As expected, both hardware and software sales plunged in March, primarily due to the ongoing transition from physical to digital platform. Hardware fell 35% year over year to $323.5 million, while software sales declined 26% year over year to $553.1 million. We note that hardware sales ($381.4 million in February) also declined on a month-over-month basis in March. However, software sales ($464.4 million in February) improved significantly from the prior month. Accessories sales also declined 8% year over year to $222.5 million in the month of March.
Microsoft’s (MSFT - Free Report) Xbox 360 was the top selling hardware gaming console for the 15th consecutive month, according to NPD. Microsoft sold 371,000 Xbox 360, down from 433,000 reported in the year-ago month.
However, the steep year-over-year decline in software sales was surprising; despite a number of highly anticipated game releases in the month. Electronic Arts’ (EA - Free Report) much-hyped Mass Effect 3 (released early March), topped the game sales chart, brushing aside February topper Activision’s (ATVI - Free Report) Call of Duty: Modern Warfare 3, which fell to the #8 position. Capcom’s Resident Evil: Operation Raccoon City grabbed the #2 spot, while Sony’s baseball game MLB 12 was placed at #3.
Emergence of Digital Gaming: New Data trends
We believe that NPD’s retail sales data partly reflects the gaming industry trends. As the industry continues to shift from physical to digital gaming; driven by increased usage of portable devices, smartphones and tablets, NPD’s retail sales data is gradually losing relevance.
However, NPD has provided some broad numbers for digital sales. NPD noted that consumer spending on used games, rentals, subscriptions, mobile games, social network games, digital full game downloads and add-on content accounted for approximately $2.5 billion to $2.7 billion across the U.S., U.K., France and Germany in the first quarter of 2012.
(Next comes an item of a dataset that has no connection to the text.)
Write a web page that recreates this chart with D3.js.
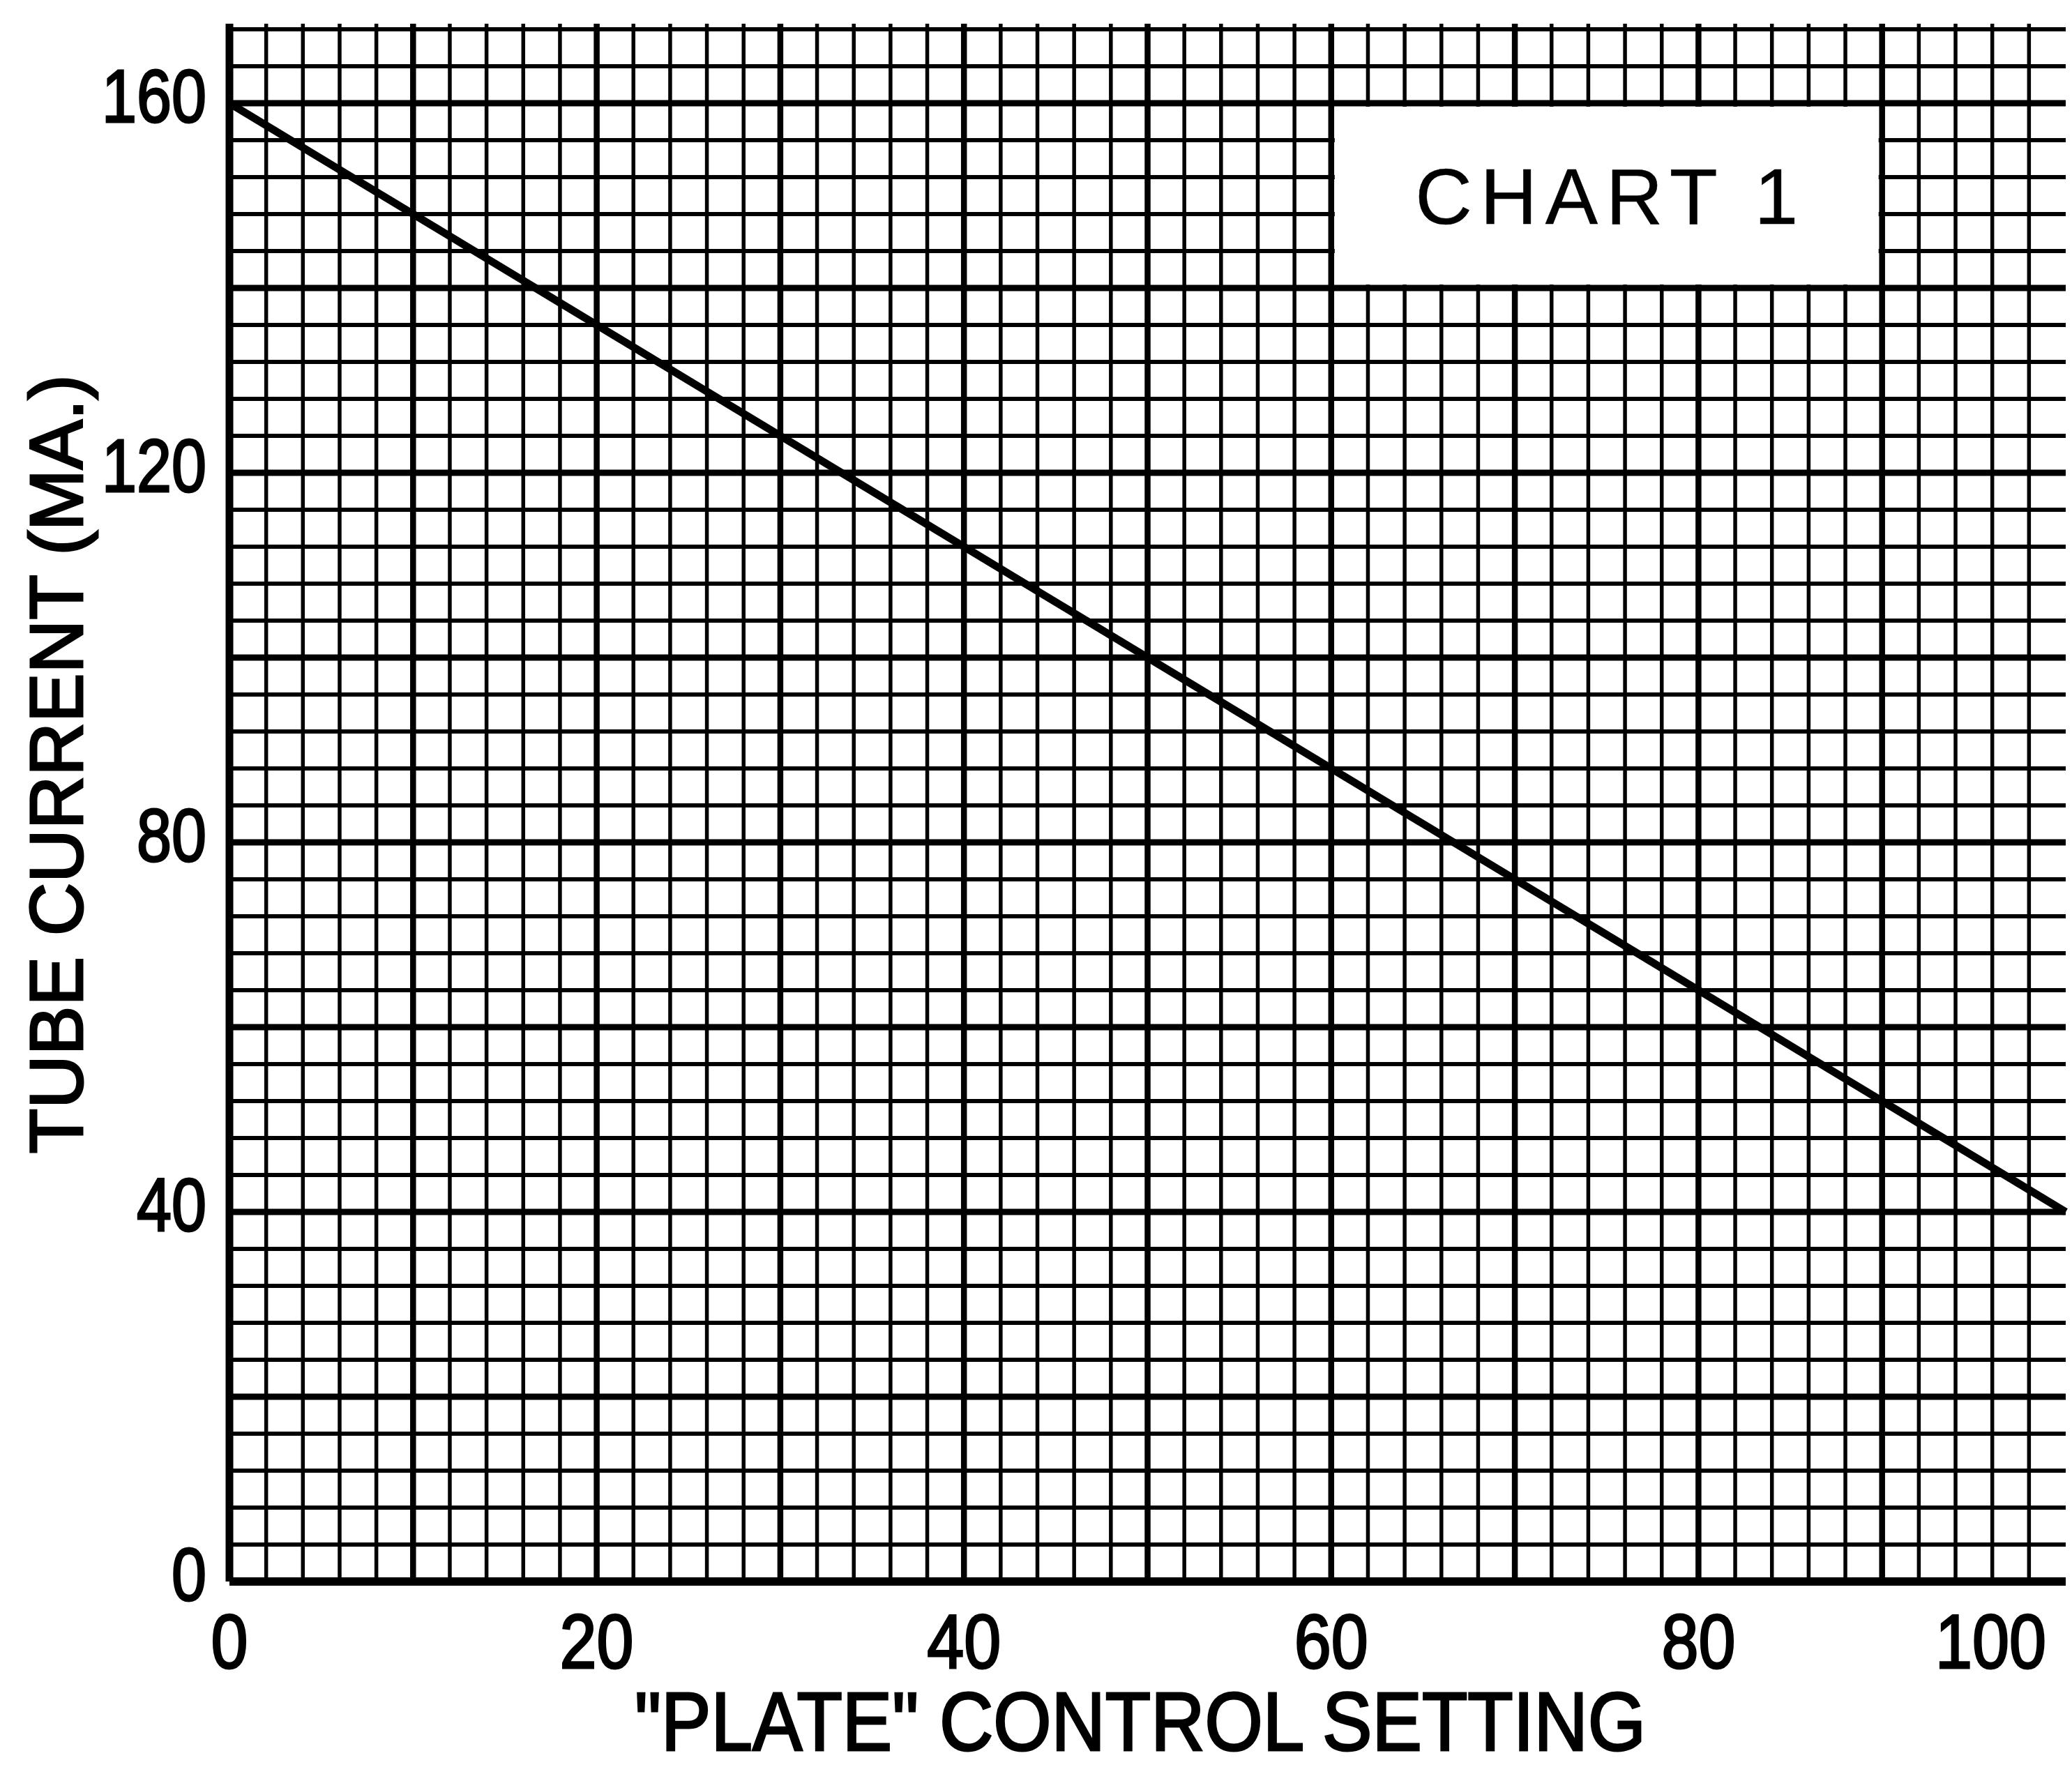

This is particularly significant considering the staggering growth projections for online gaming, which includes social and mobile gaming. According to one of the studies conducted by Strategy Analytics, the global online games market is currently worth $4.0 billion and is expected to triple in the next five years.
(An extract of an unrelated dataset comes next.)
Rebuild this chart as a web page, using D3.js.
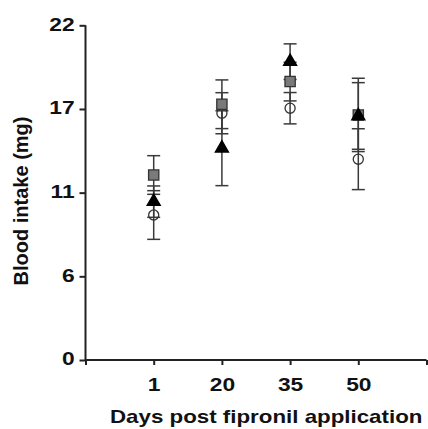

Most importantly, according to market research firm Gartner, video game-related spending is expected to reach $112.0 billion by 2015, with 50.4% of spending on software ($56.5 billion). Over the next five years, the share of gaming hardware as a percentage of total spending on gaming will remain constant, while spending on the fast-growing online gaming outpaces software spending.
Gartner estimates that consumer spending on global online gaming (subscriptions and microtransactions) will grow at a compound annual growth rate of 27% through 2015. Online gaming is expected to grow from 15.6% in 2010 to 25.2% by 2015, representing the highest growth among all other gaming platforms.
Online gaming is also expected to witness growth at the expense of retail sales, owing to the growing popularity of digital distribution and free-to-play browser games. Gartner believes that the subscription-based business model will gradually be replaced by the freemium model, where a game is provided for free to gamers but is monetized through advertising.
With rising consumer spending on digital gaming (social, mobile, casual), we remain optimistic on the video game industry’s growth trends over the long term. We believe that publishing companies with a focus on the digital segment will stand out even amid sluggish market conditions. For instance, some companies like EA, Zynga and Activision are well positioned to benefit from this trend going forward.
However, the highly fragmented video game market continues to witness increased competitive pressures, which are hurting the overall profitability. This compels us to remain Neutral on these stocks over the long term.
Currently, EA, Activision and Zynga have a Zacks #3 Rank, which implies a Hold rating in the near term.